Poussées par la pauvreté
Comme ces femmes, des dizaines de milliers d’Ethiopiennes, de Somaliennes, de Marocaines ou encore d’Egyptiennes sont employées comme bonnes à tout faire dans les pays du Golfe. Poussées par la pauvreté et les conflits, elles sont prises en charge par des agences qui « les vendent » à des employeurs pour toutes sortes de tâches : nettoyage, cuisine, garde des enfants… Travaillant plus de 15 heures par jour pour des salaires de misère. Quand ils sont versés… Les employeurs, et parfois les agences de recrutement, leur retirent leurs passeports pour éviter qu’elles ne s’enfuient.

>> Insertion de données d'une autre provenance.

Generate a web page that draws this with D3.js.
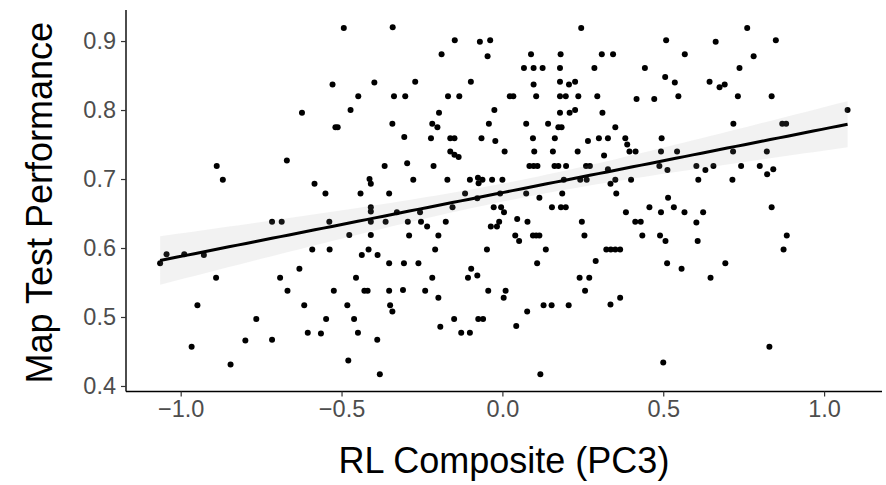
<!DOCTYPE html>
<html>
<head>
<meta charset="utf-8">
<script src="https://cdn.jsdelivr.net/npm/d3@7"></script>
<style>
  body { margin: 0; background: #fff; }
  svg { display: block; font-family: "Liberation Sans", Arial, sans-serif; }
</style>
</head>
<body>
<svg id="chart" width="886" height="485"></svg>
<script>
// RL composite (PC3) score per participant
const compositeScores = [
  -0.888, -0.869,
  -1.064, -1.044, -0.989, -0.928, -0.890, -0.948, -0.765, -0.966, -0.799, -0.845,
  -0.493, -0.341, -0.528, -0.398, -0.448, -0.337, -0.623, -0.472, -0.519, -0.512, -0.342, -0.670, -0.366, -0.413, -0.409, -0.584, -0.550, -0.441, -0.352,
  -0.716, -0.686, -0.409, -0.409, -0.538, -0.409, -0.363, -0.476, -0.409, -0.591, -0.537, -0.416, -0.437, -0.388, -0.352, -0.631, -0.691, -0.455, -0.668, -0.524, -0.429, -0.419, -0.352, -0.616, -0.482, -0.349, -0.342, -0.548, -0.461, -0.605, -0.564, -0.449, -0.716, -0.389, -0.479, -0.381,
  -0.148, -0.070, -0.038, -0.189, -0.046, -0.271, -0.098, -0.302, -0.169, -0.134, 0.023, 0.034, -0.197, -0.025, -0.218, -0.202, -0.042, -0.305, -0.222, -0.162, -0.149, -0.065, -0.022, -0.162, -0.149, -0.136, 0.007, -0.296, -0.214, -0.277, -0.171, -0.101, -0.076, -0.074, -0.062, -0.032, 0.000, -0.116, -0.078, -0.007,
  -0.328, -0.256, -0.155, -0.027, -0.004, 0.005, -0.294, -0.253, -0.234, -0.176, -0.010, -0.017, -0.036, 0.046, -0.290, -0.199, 0.040, 0.052, -0.209, -0.048, -0.306, -0.261, -0.097, -0.107, -0.078, -0.218, -0.309, -0.240, -0.199, -0.044, 0.010, 0.004, -0.150, -0.075, -0.060, -0.193, 0.043, -0.128, -0.101,
  0.245, 0.089, 0.181, 0.309, 0.344, 0.067, 0.097, 0.125, 0.179, 0.286, 0.443, 0.097, 0.179, 0.207, 0.226, 0.105, 0.179, 0.197, 0.236, 0.295, 0.417, 0.179, 0.209, 0.226, 0.311, 0.074, 0.142, 0.174, 0.184, 0.351, 0.095, 0.163, 0.266, 0.300, 0.328, 0.382, 0.388, 0.395, 0.414, 0.099, 0.157, 0.234, 0.316, 0.084, 0.097, 0.109, 0.162, 0.174, 0.198, 0.260, 0.272, 0.328, 0.191, 0.242, 0.262, 0.351, 0.336, 0.400, 0.074, 0.115, 0.186, 0.354,
  0.154, 0.182, 0.197, 0.078, 0.247, 0.384, 0.413, 0.430, 0.095, 0.105, 0.115, 0.255, 0.435, 0.135, 0.323, 0.337, 0.351, 0.366, 0.108, 0.290, 0.240, 0.270, 0.257, 0.077, 0.128, 0.153, 0.206, 0.336, 0.366, 0.118,
  0.761, 0.509, 0.663, 0.567, 0.781, 0.737, 0.506, 0.536, 0.644, 0.675, 0.691, 0.472, 0.547, 0.732, 0.837, 0.718, 0.495, 0.493, 0.543, 0.717, 0.822, 0.488, 0.513, 0.603, 0.631, 0.656, 0.742, 0.800, 0.823, 0.609, 0.715, 0.515,
  0.457, 0.493, 0.533, 0.566, 0.624, 0.603, 0.837, 0.490, 0.507, 0.607, 0.512, 0.557, 0.693, 0.647, 0.830, 0.500,
  0.850, 0.870, 0.882, 1.073, 0.842,
  0.884, 0.874
];

// map test performance (proportion correct), same order
const mapScores = [
  0.719, 0.699,
  0.578, 0.591, 0.591, 0.590, 0.557, 0.517, 0.497, 0.457, 0.466, 0.431,
  0.919, 0.920, 0.837, 0.840, 0.820, 0.820, 0.796, 0.800, 0.775, 0.775, 0.780, 0.727, 0.719, 0.700, 0.693, 0.693, 0.679, 0.679, 0.679,
  0.638, 0.638, 0.659, 0.653, 0.638, 0.638, 0.638, 0.619, 0.619, 0.598, 0.598, 0.598, 0.590, 0.590, 0.578, 0.570, 0.557, 0.557, 0.538, 0.538, 0.538, 0.538, 0.538, 0.517, 0.517, 0.517, 0.508, 0.497, 0.497, 0.477, 0.476, 0.477, 0.467, 0.467, 0.437, 0.417,
  0.901, 0.899, 0.901, 0.881, 0.878, 0.841, 0.841, 0.820, 0.820, 0.820, 0.820, 0.820, 0.796, 0.800, 0.780, 0.775, 0.780, 0.761, 0.759, 0.759, 0.759, 0.759, 0.755, 0.740, 0.735, 0.732, 0.740, 0.723, 0.719, 0.699, 0.699, 0.699, 0.702, 0.694, 0.699, 0.699, 0.699, 0.679, 0.672, 0.679,
  0.652, 0.652, 0.659, 0.659, 0.659, 0.652, 0.638, 0.638, 0.631, 0.638, 0.638, 0.631, 0.631, 0.642, 0.618, 0.618, 0.618, 0.610, 0.598, 0.598, 0.578, 0.578, 0.570, 0.557, 0.560, 0.557, 0.539, 0.538, 0.528, 0.538, 0.538, 0.528, 0.497, 0.497, 0.497, 0.486, 0.487, 0.477, 0.477,
  0.919, 0.881, 0.881, 0.881, 0.881, 0.861, 0.861, 0.861, 0.861, 0.861, 0.861, 0.837, 0.841, 0.837, 0.841, 0.820, 0.820, 0.820, 0.820, 0.820, 0.816, 0.796, 0.796, 0.800, 0.796, 0.780, 0.780, 0.775, 0.775, 0.775, 0.759, 0.759, 0.755, 0.759, 0.759, 0.759, 0.750, 0.740, 0.740, 0.740, 0.740, 0.740, 0.734, 0.719, 0.719, 0.719, 0.719, 0.719, 0.719, 0.719, 0.719, 0.714, 0.699, 0.699, 0.699, 0.699, 0.693, 0.699, 0.679, 0.673, 0.679, 0.679,
  0.659, 0.659, 0.659, 0.638, 0.638, 0.652, 0.638, 0.638, 0.618, 0.618, 0.618, 0.618, 0.618, 0.598, 0.598, 0.598, 0.598, 0.598, 0.578, 0.581, 0.557, 0.557, 0.538, 0.508, 0.517, 0.517, 0.517, 0.518, 0.528, 0.417,
  0.919, 0.901, 0.899, 0.881, 0.878, 0.861, 0.848, 0.840, 0.841, 0.833, 0.837, 0.816, 0.820, 0.820, 0.820, 0.780, 0.759, 0.740, 0.740, 0.740, 0.740, 0.719, 0.713, 0.719, 0.713, 0.719, 0.719, 0.719, 0.707, 0.699, 0.699, 0.673,
  0.659, 0.652, 0.659, 0.652, 0.652, 0.637, 0.659, 0.618, 0.610, 0.610, 0.578, 0.570, 0.578, 0.557, 0.457, 0.434,
  0.901, 0.780, 0.780, 0.800, 0.714,
  0.618, 0.598
];

const xTicks = [-1.0, -0.5, 0.0, 0.5, 1.0];
const yTicks = [0.4, 0.5, 0.6, 0.7, 0.8, 0.9];
const xTitle = 'RL Composite (PC3)';
const yTitle = 'Map Test Performance';

const points = compositeScores.map((x, i) => ({ x: x, y: mapScores[i] }));

const svg = d3.select('#chart');

const panel = { left: 126, right: 882, top: 10, bottom: 391.5 };

const xScale = d3.scaleLinear()
  .domain([-1.170, 1.180])
  .range([panel.left, panel.right]);

const yScale = d3.scaleLinear()
  .domain([0.392, 0.945])
  .range([panel.bottom, panel.top]);

// linear fit with 95% confidence band (like geom_smooth(method = 'lm'))
const n = points.length;
const xMean = d3.mean(points, d => d.x);
const yMean = d3.mean(points, d => d.y);
const sxx = d3.sum(points, d => (d.x - xMean) ** 2);
const sxy = d3.sum(points, d => (d.x - xMean) * (d.y - yMean));
const slope = sxy / sxx;
const intercept = yMean - slope * xMean;
const sse = d3.sum(points, d => (d.y - (intercept + slope * d.x)) ** 2);
const sigma = Math.sqrt(sse / (n - 2));
const tCrit = 1.968;

const [xMin, xMax] = d3.extent(points, d => d.x);
const fit = d3.range(81).map(i => {
  const x = xMin + (xMax - xMin) * i / 80;
  const yHat = intercept + slope * x;
  const se = sigma * Math.sqrt(1 / n + (x - xMean) ** 2 / sxx);
  return { x: x, y: yHat, lo: yHat - tCrit * se, hi: yHat + tCrit * se };
});

// points
svg.append('g')
  .selectAll('circle')
  .data(points)
  .enter()
  .append('circle')
    .attr('cx', d => xScale(d.x))
    .attr('cy', d => yScale(d.y))
    .attr('r', 3)
    .attr('fill', '#000');

// confidence band
svg.append('path')
  .datum(fit)
  .attr('d', d3.area()
    .x(d => xScale(d.x))
    .y0(d => yScale(d.lo))
    .y1(d => yScale(d.hi)))
  .attr('fill', '#999')
  .attr('fill-opacity', 0.13);

// fitted line
svg.append('path')
  .datum(fit)
  .attr('d', d3.line()
    .x(d => xScale(d.x))
    .y(d => yScale(d.y)))
  .attr('fill', 'none')
  .attr('stroke', '#000')
  .attr('stroke-width', 3);

// axes
const xAxis = svg.append('g')
  .attr('transform', 'translate(0,' + panel.bottom + ')')
  .call(d3.axisBottom(xScale)
    .tickValues(xTicks)
    .tickFormat(d3.format('.1f'))
    .tickSize(5)
    .tickPadding(4));

const yAxis = svg.append('g')
  .attr('transform', 'translate(' + panel.left + ',0)')
  .call(d3.axisLeft(yScale)
    .tickValues(yTicks)
    .tickFormat(d3.format('.1f'))
    .tickSize(5)
    .tickPadding(5));

[xAxis, yAxis].forEach((axis) => {
  axis.select('.domain')
    .attr('stroke', '#000')
    .attr('stroke-width', 1.4);
  axis.selectAll('.tick line')
    .attr('stroke', '#333')
    .attr('stroke-width', 1.2);
  axis.selectAll('.tick text')
    .attr('fill', '#4d4d4d')
    .style('font-size', '23.5px')
    .style('font-family', '"Liberation Sans", Arial, sans-serif');
});

// keep the domain lines plain (no outer end ticks)
xAxis.select('.domain').attr('d', 'M' + panel.left + ',0H' + panel.right);
yAxis.select('.domain').attr('d', 'M0,' + panel.bottom + 'V' + panel.top);

svg.append('text')
  .attr('x', (panel.left + panel.right) / 2)
  .attr('y', 473)
  .attr('text-anchor', 'middle')
  .style('font-size', '36px')
  .attr('fill', '#000')
  .text(xTitle);

svg.append('text')
  .attr('transform', 'translate(52,' + ((panel.top + panel.bottom) / 2 + 2) + ') rotate(-90)')
  .attr('text-anchor', 'middle')
  .style('font-size', '36px')
  .attr('fill', '#000')
  .text(yTitle);
</script>
</body>
</html>
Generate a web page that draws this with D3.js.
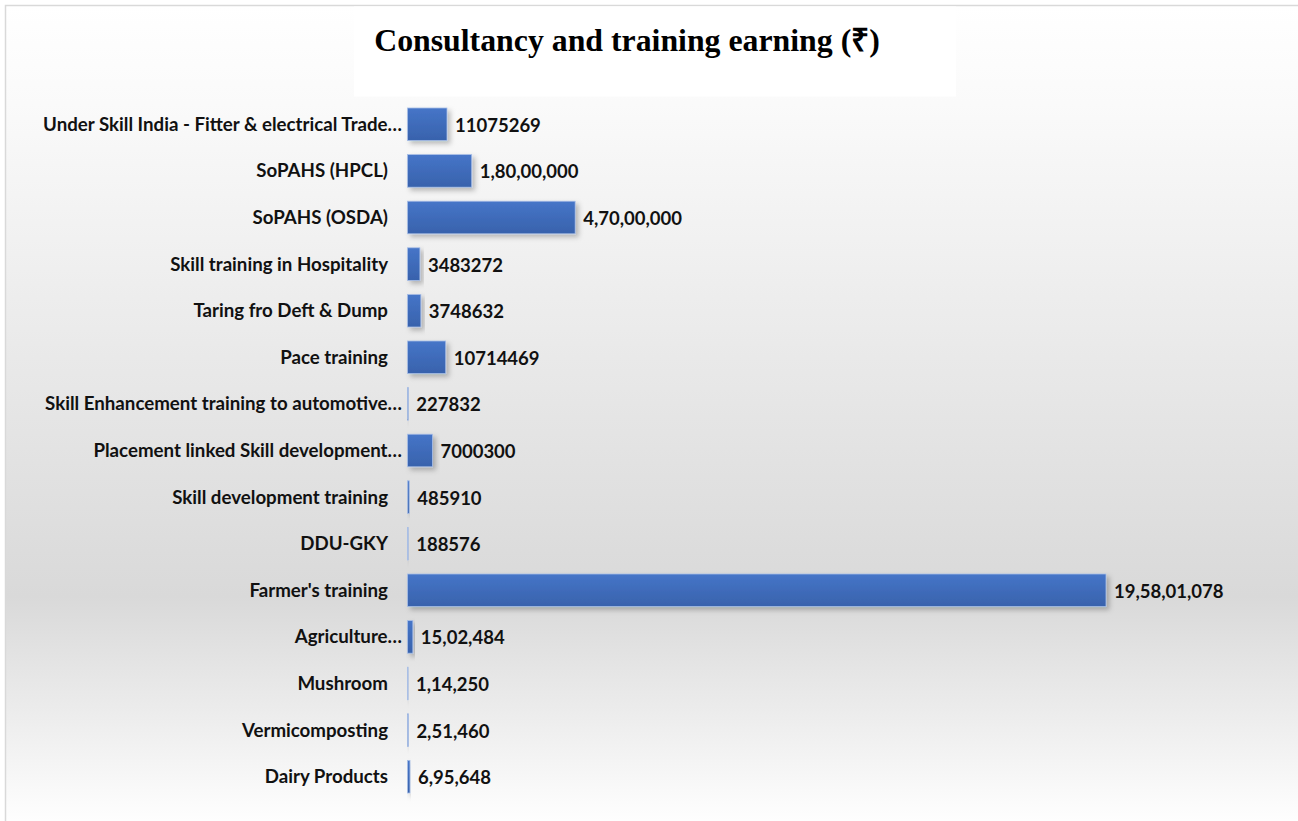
<!DOCTYPE html>
<html lang="en">
<head>
<meta charset="UTF-8">
<title>Consultancy and training earning</title>
<script src="https://cdnjs.cloudflare.com/ajax/libs/d3/7.8.5/d3.min.js"></script>
<style>
    html, body { margin: 0; padding: 0; background: #ffffff; }
    svg { display: block; }
    .cat-label { font-family: Lato, "Open Sans", sans-serif; font-weight: 700; font-size: 18.7px; fill: #111; }
    .val-label { font-family: Lato, "Open Sans", sans-serif; font-weight: 700; font-size: 18.5px; fill: #111; }
    .title { font-family: "Liberation Serif", "Times New Roman", serif; font-weight: 700; font-size: 31.8px; fill: #000; }
</style>
</head>
<body>
<div id="chart"></div>
<script>
// data, top to bottom as in the picture
const categories = [
    "Under Skill India - Fitter & electrical Trade…",
    "SoPAHS (HPCL)",
    "SoPAHS (OSDA)",
    "Skill training in Hospitality",
    "Taring fro Deft & Dump",
    "Pace training",
    "Skill Enhancement training to automotive…",
    "Placement linked Skill development…",
    "Skill development training",
    "DDU-GKY",
    "Farmer's training",
    "Agriculture…",
    "Mushroom",
    "Vermicomposting",
    "Dairy Products"
];
const values = [
    11075269, 18000000, 47000000, 3483272, 3748632, 10714469, 227832,
    7000300, 485910, 188576, 195801078, 1502484, 114250, 251460, 695648
];
const valueLabels = [
    "11075269", "1,80,00,000", "4,70,00,000", "3483272", "3748632", "10714469", "227832",
    "7000300", "485910", "188576", "19,58,01,078", "15,02,484", "1,14,250", "2,51,460", "6,95,648"
];
const title = "Consultancy and training earning (₹)";

const width = 1298, height = 821;
const svg = d3.select("#chart").append("svg")
    .attr("width", width)
    .attr("height", height);

const defs = svg.append("defs");

const bg = defs.append("linearGradient")
    .attr("id", "bg").attr("x1", 0).attr("y1", 0).attr("x2", 0).attr("y2", 1);
bg.append("stop").attr("offset", "0%").attr("stop-color", "#ffffff");
bg.append("stop").attr("offset", "12%").attr("stop-color", "#fafafa");
bg.append("stop").attr("offset", "72%").attr("stop-color", "#d9d9d9");
bg.append("stop").attr("offset", "100%").attr("stop-color", "#ffffff");

const barGrad = defs.append("linearGradient")
    .attr("id", "barGrad").attr("x1", 0).attr("y1", 0).attr("x2", 0).attr("y2", 1);
barGrad.append("stop").attr("offset", "0%").attr("stop-color", "#4675c8");
barGrad.append("stop").attr("offset", "100%").attr("stop-color", "#3862ac");

const shadow = defs.append("filter").attr("id", "shadow")
    .attr("x", "-20%").attr("y", "-20%").attr("width", "150%").attr("height", "160%");
shadow.append("feDropShadow")
    .attr("dx", 3).attr("dy", 3).attr("stdDeviation", 2.5)
    .attr("flood-color", "#000").attr("flood-opacity", 0.25);

// chart area
svg.append("rect")
    .attr("x", 5.5).attr("y", 5.5)
    .attr("width", width).attr("height", height)
    .attr("fill", "url(#bg)");
svg.append("path")
    .attr("d", `M5.5,${height}V5.5H${width}`)
    .attr("fill", "none")
    .attr("stroke", "#d9d9d9")
    .attr("stroke-width", 1.5);

// title box
svg.append("rect")
    .attr("x", 354).attr("y", 6.5)
    .attr("width", 602).attr("height", 90)
    .attr("fill", "#ffffff");
svg.append("text")
    .attr("class", "title")
    .attr("x", 627)
    .attr("y", 51)
    .attr("text-anchor", "middle")
    .text(title);

// scales
const y = d3.scaleBand()
    .domain(categories)
    .range([101, 800])
    .paddingInner(0.3)
    .paddingOuter(0.15);

const x = d3.scaleLinear()
    .domain([0, d3.max(values)])
    .range([407.5, 1106]);

const rows = categories.map((c, i) => ({cat: c, value: values[i], label: valueLabels[i]}));

// bars
svg.append("g").selectAll("rect")
    .data(rows)
    .enter()
    .append("rect")
    .attr("x", x(0))
    .attr("y", d => y(d.cat))
    .attr("width", d => Math.max(0.6, x(d.value) - x(0)))
    .attr("height", y.bandwidth())
    .attr("fill", "url(#barGrad)")
    .attr("stroke", "#a9bfe6")
    .attr("stroke-width", 0.8)
    .attr("filter", "url(#shadow)");

// category labels
svg.append("g").selectAll("text")
    .data(rows)
    .enter()
    .append("text")
    .attr("class", "cat-label")
    .attr("x", d => d.cat.endsWith("…") ? 402 : 388)
    .attr("y", d => y(d.cat) + y.bandwidth() / 2 + 6.5)
    .attr("text-anchor", "end")
    .text(d => d.cat);

// value labels
svg.append("g").selectAll("text")
    .data(rows)
    .enter()
    .append("text")
    .attr("class", "val-label")
    .attr("x", d => x(d.value) + 8)
    .attr("y", d => y(d.cat) + y.bandwidth() / 2 + 7.5)
    .text(d => d.label);
</script>
</body>
</html>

Selon l’Organisation internationale du travail (OIT), 3,8 millions de travailleurs domestiques travaillaient en 2017 dans les pays du Golfe : Oman, Koweït, Arabie saoudite, Qatar, Barhrein et Emirats arabes unis. L’Arabie saoudite absorberait les deux tiers de cette main d’œuvre (2,42 millions de personnes). Au Koweït, elle représente 22% des personnes en âge de travailler, c’est dire si elle est essentielle à l’économie de ces pays.
Esclavage moderne
Isolées, de nombreuses domestiques sont très vulnérables. Elles travaillent souvent dans des conditions indignes, sont exploitées – parfois sexuellement –, quand elle ne subissent pas des violences physiques et psychologiques.
La charge de travail excessive et les salaires impayés sont les plaintes les plus courantes. Mais les employeurs agissent généralement en toute impunité, avec la complicité de la police et de la justice qui ferment les yeux sur ces pratiques. « Je n’ai pas eu de salaire pendant trois mois au Koweït, et quand j’ai enfin obtenu mon salaire, mes patrons sont allés à la police mentir, disant que j’avais battu leur enfant », témoignait une jeune Togolaise en 2016.« La police est venue à la maison. Ils m’ont frappée et m’ont amenée au commissariat », poursuivait-elle.
Pression internationale
Les ONG dénoncent depuis des décennies cet esclavage moderne. Les gouvernements sont obligés de réagir. Le Togo a, par exemple, interdit le voyage des jeunes filles au départ de l’aéroport de Lomé vers le Moyen-Orient. Le président philippin Rodrigo Duterte a également réagi début 2018, rapatriant des dizaines de milliers de domestiques philippines dans le cadre d’un programme de retour volontaire. Elles ont vite été remplacées, notamment par des Ethiopiennes fuyant la pauvreté, parfois poussées par leur familles.
L’OIT a défini des normes sur le travail décent et une protection minimale dans le cadre de la Convention sur les travailleuses et travailleurs domestiques. Tous les pays du Conseil de coopération du Golfe ont adopté ce texte. Mais aucun ne l’a ratifié, ce qui signifie que les règles ne sont pas contraignantes.
Avec les critiques récurrentes, certains pays ont toutefois commencé à bouger. Le Koweït a décidé de mettre fin à la saisie des passeports et des téléphones. Les autorités ont mis en place une ligne d’aide, qui fonctionne 24h/24 pour les travailleurs maltraités.
Après des informations faisant état de travaux forcés pour la préparation de la Coupe du monde de football 2022, le Qatar a été soumis à une enquête formelle de l’OIT. Face à cette pression, le pays a adopté en 2017 une loi sur le travail domestique. La loi stipule la gratuité des soins de santé, un salaire mensuel régulier, un maximum de 10 heures de travail et une indemnité de licenciement de trois semaines. Il a également fixé un salaire minimum temporaire pour les travailleurs migrants, à 200 dollars par mois. Reste à généraliser et à appliquer cette réglementation.